JOB: Retype all of the listing exactly, passing over any picture you find.

####################

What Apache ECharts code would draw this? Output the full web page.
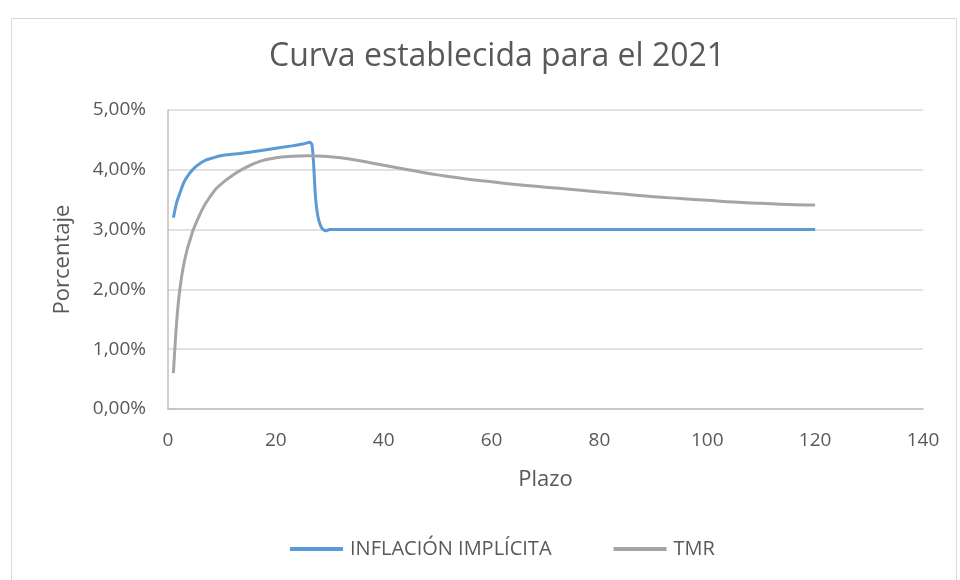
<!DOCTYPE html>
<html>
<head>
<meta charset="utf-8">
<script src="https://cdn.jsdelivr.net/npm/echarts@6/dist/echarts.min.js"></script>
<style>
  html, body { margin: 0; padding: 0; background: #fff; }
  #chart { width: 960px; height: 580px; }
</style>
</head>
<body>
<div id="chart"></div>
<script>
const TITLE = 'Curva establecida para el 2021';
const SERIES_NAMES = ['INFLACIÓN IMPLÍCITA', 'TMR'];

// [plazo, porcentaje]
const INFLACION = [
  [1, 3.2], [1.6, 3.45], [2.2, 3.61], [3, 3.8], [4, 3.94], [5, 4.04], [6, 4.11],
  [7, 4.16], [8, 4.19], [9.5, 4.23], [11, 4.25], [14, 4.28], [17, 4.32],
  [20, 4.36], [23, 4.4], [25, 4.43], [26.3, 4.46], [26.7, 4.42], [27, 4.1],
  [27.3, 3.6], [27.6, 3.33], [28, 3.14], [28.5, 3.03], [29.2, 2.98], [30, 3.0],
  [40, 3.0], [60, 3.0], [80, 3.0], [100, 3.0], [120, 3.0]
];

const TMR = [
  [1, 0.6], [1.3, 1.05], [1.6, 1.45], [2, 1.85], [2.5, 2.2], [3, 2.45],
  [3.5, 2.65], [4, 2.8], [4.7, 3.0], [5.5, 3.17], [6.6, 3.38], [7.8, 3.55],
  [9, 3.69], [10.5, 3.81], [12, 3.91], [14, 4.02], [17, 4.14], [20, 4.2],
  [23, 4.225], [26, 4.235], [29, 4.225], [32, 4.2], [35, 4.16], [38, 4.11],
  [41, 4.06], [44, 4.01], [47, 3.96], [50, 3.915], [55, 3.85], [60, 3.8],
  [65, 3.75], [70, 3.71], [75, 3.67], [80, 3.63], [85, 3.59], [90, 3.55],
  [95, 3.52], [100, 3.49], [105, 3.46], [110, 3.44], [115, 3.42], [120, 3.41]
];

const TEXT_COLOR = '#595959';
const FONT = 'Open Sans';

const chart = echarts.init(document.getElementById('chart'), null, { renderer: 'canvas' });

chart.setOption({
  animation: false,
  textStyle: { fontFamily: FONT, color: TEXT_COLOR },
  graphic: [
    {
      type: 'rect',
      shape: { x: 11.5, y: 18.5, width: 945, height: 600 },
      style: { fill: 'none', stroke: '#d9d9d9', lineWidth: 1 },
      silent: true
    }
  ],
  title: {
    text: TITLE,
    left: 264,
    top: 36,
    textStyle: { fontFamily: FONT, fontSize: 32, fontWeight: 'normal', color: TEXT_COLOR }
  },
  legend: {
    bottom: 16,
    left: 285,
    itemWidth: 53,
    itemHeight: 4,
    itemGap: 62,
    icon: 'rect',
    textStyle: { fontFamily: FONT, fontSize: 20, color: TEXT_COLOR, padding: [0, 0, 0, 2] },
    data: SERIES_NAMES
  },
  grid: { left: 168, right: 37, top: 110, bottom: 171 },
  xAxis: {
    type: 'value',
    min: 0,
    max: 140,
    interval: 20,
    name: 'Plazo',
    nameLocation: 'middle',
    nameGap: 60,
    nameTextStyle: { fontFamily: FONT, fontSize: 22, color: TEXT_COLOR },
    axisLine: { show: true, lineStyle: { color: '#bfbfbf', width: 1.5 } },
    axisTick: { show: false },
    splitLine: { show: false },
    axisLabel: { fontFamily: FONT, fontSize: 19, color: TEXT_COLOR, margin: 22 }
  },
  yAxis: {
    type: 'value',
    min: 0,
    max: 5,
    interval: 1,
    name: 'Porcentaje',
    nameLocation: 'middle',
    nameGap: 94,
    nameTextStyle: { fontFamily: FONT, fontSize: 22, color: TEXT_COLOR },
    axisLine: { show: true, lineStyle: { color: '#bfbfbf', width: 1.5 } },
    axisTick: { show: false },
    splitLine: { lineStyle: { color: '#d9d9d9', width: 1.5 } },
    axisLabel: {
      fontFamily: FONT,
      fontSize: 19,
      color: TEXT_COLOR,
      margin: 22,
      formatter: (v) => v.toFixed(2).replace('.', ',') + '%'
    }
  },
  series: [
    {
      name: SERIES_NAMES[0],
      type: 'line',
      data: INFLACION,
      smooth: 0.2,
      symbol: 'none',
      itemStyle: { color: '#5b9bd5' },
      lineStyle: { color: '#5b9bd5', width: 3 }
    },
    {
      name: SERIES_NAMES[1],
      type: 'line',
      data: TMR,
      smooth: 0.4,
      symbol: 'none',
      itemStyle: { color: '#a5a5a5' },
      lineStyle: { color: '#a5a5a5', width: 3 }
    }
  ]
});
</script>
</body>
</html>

####################

REPLY:
What Apache ECharts code would draw this? Output the full web page.
<!DOCTYPE html>
<html>
<head>
<meta charset="utf-8">
<script src="https://cdn.jsdelivr.net/npm/echarts@6/dist/echarts.min.js"></script>
<style>
  html, body { margin: 0; padding: 0; background: #fff; }
  #chart { width: 960px; height: 580px; }
</style>
</head>
<body>
<div id="chart"></div>
<script>
const TITLE = 'Curva establecida para el 2021';
const SERIES_NAMES = ['INFLACIÓN IMPLÍCITA', 'TMR'];

// [plazo, porcentaje]
const INFLACION = [
  [1, 3.2], [1.6, 3.45], [2.2, 3.61], [3, 3.8], [4, 3.94], [5, 4.04], [6, 4.11],
  [7, 4.16], [8, 4.19], [9.5, 4.23], [11, 4.25], [14, 4.28], [17, 4.32],
  [20, 4.36], [23, 4.4], [25, 4.43], [26.3, 4.46], [26.7, 4.42], [27, 4.1],
  [27.3, 3.6], [27.6, 3.33], [28, 3.14], [28.5, 3.03], [29.2, 2.98], [30, 3.0],
  [40, 3.0], [60, 3.0], [80, 3.0], [100, 3.0], [120, 3.0]
];

const TMR = [
  [1, 0.6], [1.3, 1.05], [1.6, 1.45], [2, 1.85], [2.5, 2.2], [3, 2.45],
  [3.5, 2.65], [4, 2.8], [4.7, 3.0], [5.5, 3.17], [6.6, 3.38], [7.8, 3.55],
  [9, 3.69], [10.5, 3.81], [12, 3.91], [14, 4.02], [17, 4.14], [20, 4.2],
  [23, 4.225], [26, 4.235], [29, 4.225], [32, 4.2], [35, 4.16], [38, 4.11],
  [41, 4.06], [44, 4.01], [47, 3.96], [50, 3.915], [55, 3.85], [60, 3.8],
  [65, 3.75], [70, 3.71], [75, 3.67], [80, 3.63], [85, 3.59], [90, 3.55],
  [95, 3.52], [100, 3.49], [105, 3.46], [110, 3.44], [115, 3.42], [120, 3.41]
];

const TEXT_COLOR = '#595959';
const FONT = 'Open Sans';

const chart = echarts.init(document.getElementById('chart'), null, { renderer: 'canvas' });

chart.setOption({
  animation: false,
  textStyle: { fontFamily: FONT, color: TEXT_COLOR },
  graphic: [
    {
      type: 'rect',
      shape: { x: 11.5, y: 18.5, width: 945, height: 600 },
      style: { fill: 'none', stroke: '#d9d9d9', lineWidth: 1 },
      silent: true
    }
  ],
  title: {
    text: TITLE,
    left: 264,
    top: 36,
    textStyle: { fontFamily: FONT, fontSize: 32, fontWeight: 'normal', color: TEXT_COLOR }
  },
  legend: {
    bottom: 16,
    left: 285,
    itemWidth: 53,
    itemHeight: 4,
    itemGap: 62,
    icon: 'rect',
    textStyle: { fontFamily: FONT, fontSize: 20, color: TEXT_COLOR, padding: [0, 0, 0, 2] },
    data: SERIES_NAMES
  },
  grid: { left: 168, right: 37, top: 110, bottom: 171 },
  xAxis: {
    type: 'value',
    min: 0,
    max: 140,
    interval: 20,
    name: 'Plazo',
    nameLocation: 'middle',
    nameGap: 60,
    nameTextStyle: { fontFamily: FONT, fontSize: 22, color: TEXT_COLOR },
    axisLine: { show: true, lineStyle: { color: '#bfbfbf', width: 1.5 } },
    axisTick: { show: false },
    splitLine: { show: false },
    axisLabel: { fontFamily: FONT, fontSize: 19, color: TEXT_COLOR, margin: 22 }
  },
  yAxis: {
    type: 'value',
    min: 0,
    max: 5,
    interval: 1,
    name: 'Porcentaje',
    nameLocation: 'middle',
    nameGap: 94,
    nameTextStyle: { fontFamily: FONT, fontSize: 22, color: TEXT_COLOR },
    axisLine: { show: true, lineStyle: { color: '#bfbfbf', width: 1.5 } },
    axisTick: { show: false },
    splitLine: { lineStyle: { color: '#d9d9d9', width: 1.5 } },
    axisLabel: {
      fontFamily: FONT,
      fontSize: 19,
      color: TEXT_COLOR,
      margin: 22,
      formatter: (v) => v.toFixed(2).replace('.', ',') + '%'
    }
  },
  series: [
    {
      name: SERIES_NAMES[0],
      type: 'line',
      data: INFLACION,
      smooth: 0.2,
      symbol: 'none',
      itemStyle: { color: '#5b9bd5' },
      lineStyle: { color: '#5b9bd5', width: 3 }
    },
    {
      name: SERIES_NAMES[1],
      type: 'line',
      data: TMR,
      smooth: 0.4,
      symbol: 'none',
      itemStyle: { color: '#a5a5a5' },
      lineStyle: { color: '#a5a5a5', width: 3 }
    }
  ]
});
</script>
</body>
</html>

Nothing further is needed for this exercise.